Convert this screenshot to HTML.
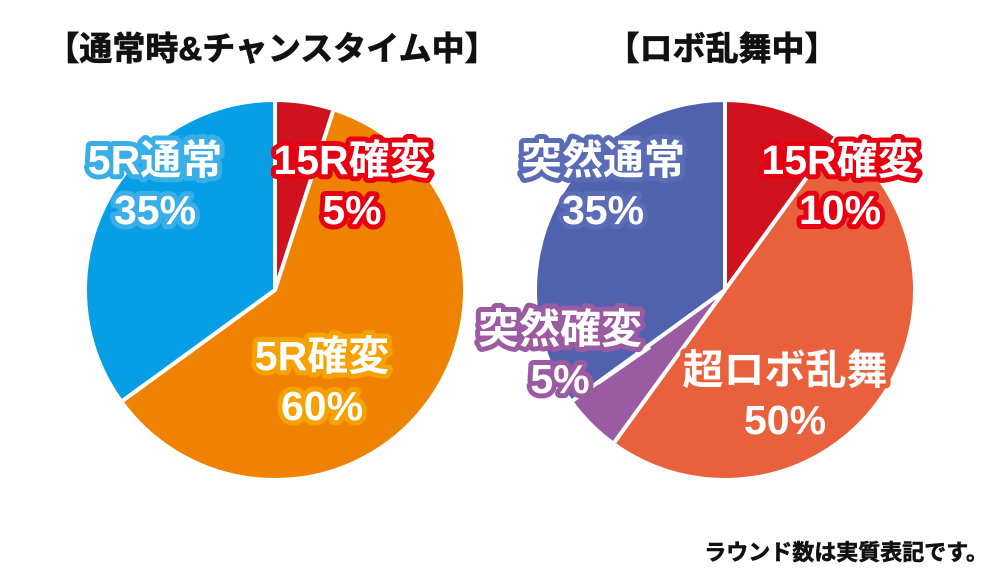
<!DOCTYPE html>
<html><head><meta charset="utf-8"><style>
html,body{margin:0;padding:0;background:#fff;}
svg text{font-family:"Liberation Sans","Noto Sans CJK JP",sans-serif;font-weight:bold;}
</style></head><body>
<svg id="c" width="1000" height="577" viewBox="0 0 1000 577" xmlns="http://www.w3.org/2000/svg">
<text x="272" y="60" font-size="33" text-anchor="middle" fill="#111" stroke="#111" stroke-width="0.8">【通常時&amp;チャンスタイム中】</text>
<text x="722" y="60" font-size="33" text-anchor="middle" fill="#111" stroke="#111" stroke-width="0.8">【ロボ乱舞中】</text>
<g id="lp"></g>
<g id="rp"></g>
<line x1="598" y1="383" x2="650" y2="347" stroke="#fff" stroke-width="4"/>
<g id="labels"></g>
<text x="988" y="560" font-size="22" text-anchor="end" fill="#111" stroke="#111" stroke-width="0.6">ラウンド数は実質表記です。</text>
</svg>
<script>
const leftNames = ["15R確変","5R確変","5R通常"];
const leftValues = [5,60,35];
const leftColors = ["#d0121f","#ef8200","#069ee4"];
const rightNames = ["15R確変","超ロボ乱舞","突然確変","突然通常"];
const rightValues = [10,50,5,35];
const rightColors = ["#d0121f","#e8603c","#9b5ba3","#5062ad"];
const NS="http://www.w3.org/2000/svg";
function pt(cx,cy,r,a){const t=a*Math.PI/180;return [cx+r*Math.sin(t),cy-r*Math.cos(t)];}
function pie(g,cx,cy,r,vals,cols,names){
  const tot=vals.reduce((a,b)=>a+b,0);let a0=0;
  vals.forEach((v,i)=>{
    const a1=a0+v/tot*360;
    const p0=pt(cx,cy,r,a0),p1=pt(cx,cy,r,a1);
    const large=(a1-a0)>180?1:0;
    const p=document.createElementNS(NS,"path");
    p.setAttribute("d",`M${cx},${cy}L${p0[0]},${p0[1]}A${r},${r} 0 ${large} 1 ${p1[0]},${p1[1]}Z`);
    p.setAttribute("fill",cols[i]);p.setAttribute("stroke","#fff");p.setAttribute("stroke-width","4");p.setAttribute("stroke-linejoin","round");
    
    
    g.appendChild(p);a0=a1;
  });
}
pie(document.getElementById("lp"),275,290,190,leftValues,leftColors,leftNames);
pie(document.getElementById("rp"),725,290,190,rightValues,rightColors,rightNames);
const labels=[
 [155,174,"5R通常",leftValues[2],"#3aaee8"],
 [352,174,"15R確変",leftValues[0],"#e60012"],
 [322,370,"5R確変",leftValues[1],"#f5a100"],
 [603,174,"突然通常",rightValues[3],"#5a6cb5"],
 [840,174,"15R確変",rightValues[0],"#e60012"],
 [560,343,"突然確変",rightValues[2],"#9b5ba3"],
 [785,384,"超ロボ乱舞",rightValues[1],"#e8603c"]
];
const lg=document.getElementById("labels");
labels.forEach(l=>{
  [[l[2],0],[l[3]+"%",50]].forEach(([s,dy],k)=>{
    const t=document.createElementNS(NS,"text");
    t.setAttribute("x",l[0]);t.setAttribute("y",l[1]+dy);t.setAttribute("font-size","41");
    t.setAttribute("text-anchor","middle");t.setAttribute("fill","#fff");
    t.setAttribute("stroke",l[4]);t.setAttribute("stroke-width","10");t.setAttribute("stroke-linejoin","round");
    t.setAttribute("paint-order","stroke");
    t.textContent=s;
    
    
    lg.appendChild(t);
  });
});
</script>
</body></html>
+++
Word for word, quote the full listing, omitting every picture.

Convert this screenshot to HTML.
<!DOCTYPE html>
<html><head><meta charset="utf-8"><style>
html,body{margin:0;padding:0;background:#fff;}
svg text{font-family:"Liberation Sans","Noto Sans CJK JP",sans-serif;font-weight:bold;}
</style></head><body>
<svg id="c" width="1000" height="577" viewBox="0 0 1000 577" xmlns="http://www.w3.org/2000/svg">
<text x="272" y="60" font-size="33" text-anchor="middle" fill="#111" stroke="#111" stroke-width="0.8">【通常時&amp;チャンスタイム中】</text>
<text x="722" y="60" font-size="33" text-anchor="middle" fill="#111" stroke="#111" stroke-width="0.8">【ロボ乱舞中】</text>
<g id="lp"></g>
<g id="rp"></g>
<line x1="598" y1="383" x2="650" y2="347" stroke="#fff" stroke-width="4"/>
<g id="labels"></g>
<text x="988" y="560" font-size="22" text-anchor="end" fill="#111" stroke="#111" stroke-width="0.6">ラウンド数は実質表記です。</text>
</svg>
<script>
const leftNames = ["15R確変","5R確変","5R通常"];
const leftValues = [5,60,35];
const leftColors = ["#d0121f","#ef8200","#069ee4"];
const rightNames = ["15R確変","超ロボ乱舞","突然確変","突然通常"];
const rightValues = [10,50,5,35];
const rightColors = ["#d0121f","#e8603c","#9b5ba3","#5062ad"];
const NS="http://www.w3.org/2000/svg";
function pt(cx,cy,r,a){const t=a*Math.PI/180;return [cx+r*Math.sin(t),cy-r*Math.cos(t)];}
function pie(g,cx,cy,r,vals,cols,names){
  const tot=vals.reduce((a,b)=>a+b,0);let a0=0;
  vals.forEach((v,i)=>{
    const a1=a0+v/tot*360;
    const p0=pt(cx,cy,r,a0),p1=pt(cx,cy,r,a1);
    const large=(a1-a0)>180?1:0;
    const p=document.createElementNS(NS,"path");
    p.setAttribute("d",`M${cx},${cy}L${p0[0]},${p0[1]}A${r},${r} 0 ${large} 1 ${p1[0]},${p1[1]}Z`);
    p.setAttribute("fill",cols[i]);p.setAttribute("stroke","#fff");p.setAttribute("stroke-width","4");p.setAttribute("stroke-linejoin","round");
    
    
    g.appendChild(p);a0=a1;
  });
}
pie(document.getElementById("lp"),275,290,190,leftValues,leftColors,leftNames);
pie(document.getElementById("rp"),725,290,190,rightValues,rightColors,rightNames);
const labels=[
 [155,174,"5R通常",leftValues[2],"#3aaee8"],
 [352,174,"15R確変",leftValues[0],"#e60012"],
 [322,370,"5R確変",leftValues[1],"#f5a100"],
 [603,174,"突然通常",rightValues[3],"#5a6cb5"],
 [840,174,"15R確変",rightValues[0],"#e60012"],
 [560,343,"突然確変",rightValues[2],"#9b5ba3"],
 [785,384,"超ロボ乱舞",rightValues[1],"#e8603c"]
];
const lg=document.getElementById("labels");
labels.forEach(l=>{
  [[l[2],0],[l[3]+"%",50]].forEach(([s,dy],k)=>{
    const t=document.createElementNS(NS,"text");
    t.setAttribute("x",l[0]);t.setAttribute("y",l[1]+dy);t.setAttribute("font-size","41");
    t.setAttribute("text-anchor","middle");t.setAttribute("fill","#fff");
    t.setAttribute("stroke",l[4]);t.setAttribute("stroke-width","10");t.setAttribute("stroke-linejoin","round");
    t.setAttribute("paint-order","stroke");
    t.textContent=s;
    
    
    lg.appendChild(t);
  });
});
</script>
</body></html>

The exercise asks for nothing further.